* **What the task asks**: Give back exactly the lines from the beginning of the listing below to the line holding "const pair = (xs, ys)", both ends included; the pictures stay out.

** START Collected material **

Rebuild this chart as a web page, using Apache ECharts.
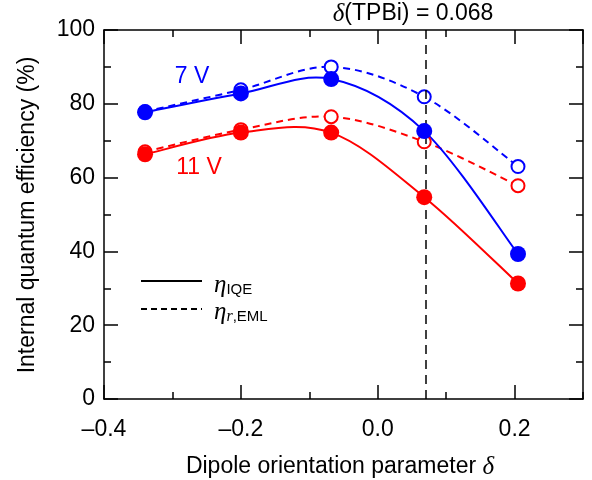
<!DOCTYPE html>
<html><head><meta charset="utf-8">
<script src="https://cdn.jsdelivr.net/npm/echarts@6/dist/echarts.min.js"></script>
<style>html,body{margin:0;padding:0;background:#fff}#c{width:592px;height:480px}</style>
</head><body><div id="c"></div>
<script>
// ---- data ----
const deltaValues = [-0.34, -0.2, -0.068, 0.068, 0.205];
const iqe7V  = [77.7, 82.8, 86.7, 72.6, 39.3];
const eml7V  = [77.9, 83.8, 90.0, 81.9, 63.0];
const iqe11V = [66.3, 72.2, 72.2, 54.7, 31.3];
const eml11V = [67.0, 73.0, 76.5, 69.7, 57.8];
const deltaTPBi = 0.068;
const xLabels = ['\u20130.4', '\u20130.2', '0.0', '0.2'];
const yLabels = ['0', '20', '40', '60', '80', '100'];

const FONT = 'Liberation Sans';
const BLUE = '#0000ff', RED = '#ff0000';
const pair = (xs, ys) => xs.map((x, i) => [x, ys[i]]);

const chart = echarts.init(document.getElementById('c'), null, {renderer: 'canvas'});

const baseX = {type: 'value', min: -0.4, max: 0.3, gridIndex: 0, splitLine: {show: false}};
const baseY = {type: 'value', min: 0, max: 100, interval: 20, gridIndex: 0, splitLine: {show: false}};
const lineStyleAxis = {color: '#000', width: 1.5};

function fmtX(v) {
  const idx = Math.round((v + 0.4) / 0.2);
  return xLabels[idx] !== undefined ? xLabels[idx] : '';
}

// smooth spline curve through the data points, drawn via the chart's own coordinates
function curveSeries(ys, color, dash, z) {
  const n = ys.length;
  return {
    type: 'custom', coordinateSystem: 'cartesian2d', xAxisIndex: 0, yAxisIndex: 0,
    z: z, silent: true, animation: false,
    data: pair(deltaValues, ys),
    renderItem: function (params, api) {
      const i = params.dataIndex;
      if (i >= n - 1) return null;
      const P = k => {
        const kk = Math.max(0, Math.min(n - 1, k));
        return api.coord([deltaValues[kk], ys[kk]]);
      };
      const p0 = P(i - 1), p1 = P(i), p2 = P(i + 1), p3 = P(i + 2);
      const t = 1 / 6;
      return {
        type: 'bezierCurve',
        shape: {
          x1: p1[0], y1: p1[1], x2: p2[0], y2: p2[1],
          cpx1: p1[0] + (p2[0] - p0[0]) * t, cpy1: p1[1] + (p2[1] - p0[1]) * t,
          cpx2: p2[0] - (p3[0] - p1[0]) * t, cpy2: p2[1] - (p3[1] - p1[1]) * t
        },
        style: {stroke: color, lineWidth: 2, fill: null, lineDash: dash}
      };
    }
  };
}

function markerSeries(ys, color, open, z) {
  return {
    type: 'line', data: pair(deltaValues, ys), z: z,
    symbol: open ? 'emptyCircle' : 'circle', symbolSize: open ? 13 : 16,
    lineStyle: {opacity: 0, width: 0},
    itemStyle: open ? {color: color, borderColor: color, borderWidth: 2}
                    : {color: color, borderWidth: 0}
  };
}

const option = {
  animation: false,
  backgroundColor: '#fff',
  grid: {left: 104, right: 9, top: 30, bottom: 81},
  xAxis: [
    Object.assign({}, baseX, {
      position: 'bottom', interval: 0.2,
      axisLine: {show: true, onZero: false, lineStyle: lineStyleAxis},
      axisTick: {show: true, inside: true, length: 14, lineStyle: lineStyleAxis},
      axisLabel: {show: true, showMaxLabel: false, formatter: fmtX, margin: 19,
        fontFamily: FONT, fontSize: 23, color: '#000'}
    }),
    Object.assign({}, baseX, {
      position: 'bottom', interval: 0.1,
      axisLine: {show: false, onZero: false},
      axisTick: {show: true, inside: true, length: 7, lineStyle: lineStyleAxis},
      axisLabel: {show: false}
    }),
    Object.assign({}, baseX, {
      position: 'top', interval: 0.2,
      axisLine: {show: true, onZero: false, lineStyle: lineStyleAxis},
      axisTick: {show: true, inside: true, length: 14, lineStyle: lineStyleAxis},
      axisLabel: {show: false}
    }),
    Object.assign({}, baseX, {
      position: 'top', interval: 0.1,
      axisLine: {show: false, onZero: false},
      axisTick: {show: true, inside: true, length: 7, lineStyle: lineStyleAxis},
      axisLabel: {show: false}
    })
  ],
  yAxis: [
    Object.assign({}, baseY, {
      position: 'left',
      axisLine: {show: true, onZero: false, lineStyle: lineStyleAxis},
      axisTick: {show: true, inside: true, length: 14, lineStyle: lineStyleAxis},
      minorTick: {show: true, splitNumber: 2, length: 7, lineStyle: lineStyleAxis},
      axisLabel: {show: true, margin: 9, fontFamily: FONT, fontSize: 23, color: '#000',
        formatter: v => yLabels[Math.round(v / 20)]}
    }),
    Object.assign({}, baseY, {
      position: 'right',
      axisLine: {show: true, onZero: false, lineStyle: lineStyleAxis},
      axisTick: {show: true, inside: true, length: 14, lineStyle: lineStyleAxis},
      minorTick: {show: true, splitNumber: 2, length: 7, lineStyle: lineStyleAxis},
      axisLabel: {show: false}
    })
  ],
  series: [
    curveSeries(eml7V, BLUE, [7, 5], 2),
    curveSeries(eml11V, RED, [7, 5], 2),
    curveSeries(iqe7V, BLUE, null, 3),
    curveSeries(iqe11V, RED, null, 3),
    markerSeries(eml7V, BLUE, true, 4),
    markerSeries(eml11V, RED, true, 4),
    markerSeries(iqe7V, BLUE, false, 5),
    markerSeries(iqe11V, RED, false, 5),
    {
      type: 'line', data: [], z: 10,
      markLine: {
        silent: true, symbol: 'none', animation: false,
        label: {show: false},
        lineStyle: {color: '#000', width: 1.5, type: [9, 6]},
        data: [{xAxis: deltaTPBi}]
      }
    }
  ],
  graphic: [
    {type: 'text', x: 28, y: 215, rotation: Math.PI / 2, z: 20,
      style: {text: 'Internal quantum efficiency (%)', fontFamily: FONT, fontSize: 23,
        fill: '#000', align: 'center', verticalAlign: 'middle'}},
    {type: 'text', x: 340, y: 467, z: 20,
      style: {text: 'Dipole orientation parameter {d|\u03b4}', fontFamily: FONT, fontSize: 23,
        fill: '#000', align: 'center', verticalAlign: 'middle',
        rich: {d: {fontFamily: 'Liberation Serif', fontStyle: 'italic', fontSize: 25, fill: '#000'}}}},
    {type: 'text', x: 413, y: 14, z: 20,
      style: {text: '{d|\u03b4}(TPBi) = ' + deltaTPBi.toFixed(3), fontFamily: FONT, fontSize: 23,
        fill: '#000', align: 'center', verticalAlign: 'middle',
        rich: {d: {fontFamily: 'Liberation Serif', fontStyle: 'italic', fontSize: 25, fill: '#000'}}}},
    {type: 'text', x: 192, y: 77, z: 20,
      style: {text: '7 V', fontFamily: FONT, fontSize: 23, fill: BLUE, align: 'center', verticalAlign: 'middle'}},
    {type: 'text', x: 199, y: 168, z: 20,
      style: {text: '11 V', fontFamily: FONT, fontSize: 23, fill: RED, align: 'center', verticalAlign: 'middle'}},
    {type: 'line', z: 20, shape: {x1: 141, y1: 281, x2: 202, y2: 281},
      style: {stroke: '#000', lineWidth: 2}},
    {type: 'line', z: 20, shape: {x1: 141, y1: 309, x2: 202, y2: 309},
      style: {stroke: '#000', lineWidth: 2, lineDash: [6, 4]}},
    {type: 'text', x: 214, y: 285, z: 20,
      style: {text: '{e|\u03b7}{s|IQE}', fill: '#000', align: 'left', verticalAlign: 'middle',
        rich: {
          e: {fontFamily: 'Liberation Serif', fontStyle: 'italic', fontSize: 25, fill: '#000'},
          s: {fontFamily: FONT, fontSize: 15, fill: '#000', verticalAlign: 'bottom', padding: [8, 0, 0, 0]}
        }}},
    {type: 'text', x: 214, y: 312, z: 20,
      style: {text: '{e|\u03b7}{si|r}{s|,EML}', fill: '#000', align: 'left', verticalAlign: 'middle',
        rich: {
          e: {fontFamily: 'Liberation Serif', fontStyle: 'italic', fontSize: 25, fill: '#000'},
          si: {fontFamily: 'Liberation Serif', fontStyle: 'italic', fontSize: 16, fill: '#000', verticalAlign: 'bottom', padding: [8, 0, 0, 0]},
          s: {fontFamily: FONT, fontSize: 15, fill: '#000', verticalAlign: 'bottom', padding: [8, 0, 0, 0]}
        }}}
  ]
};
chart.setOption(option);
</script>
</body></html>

** END Collected material **

* **Expected output**:
Rebuild this chart as a web page, using Apache ECharts.
<!DOCTYPE html>
<html><head><meta charset="utf-8">
<script src="https://cdn.jsdelivr.net/npm/echarts@6/dist/echarts.min.js"></script>
<style>html,body{margin:0;padding:0;background:#fff}#c{width:592px;height:480px}</style>
</head><body><div id="c"></div>
<script>
// ---- data ----
const deltaValues = [-0.34, -0.2, -0.068, 0.068, 0.205];
const iqe7V  = [77.7, 82.8, 86.7, 72.6, 39.3];
const eml7V  = [77.9, 83.8, 90.0, 81.9, 63.0];
const iqe11V = [66.3, 72.2, 72.2, 54.7, 31.3];
const eml11V = [67.0, 73.0, 76.5, 69.7, 57.8];
const deltaTPBi = 0.068;
const xLabels = ['\u20130.4', '\u20130.2', '0.0', '0.2'];
const yLabels = ['0', '20', '40', '60', '80', '100'];

const FONT = 'Liberation Sans';
const BLUE = '#0000ff', RED = '#ff0000';
const pair = (xs, ys) => xs.map((x, i) => [x, ys[i]]);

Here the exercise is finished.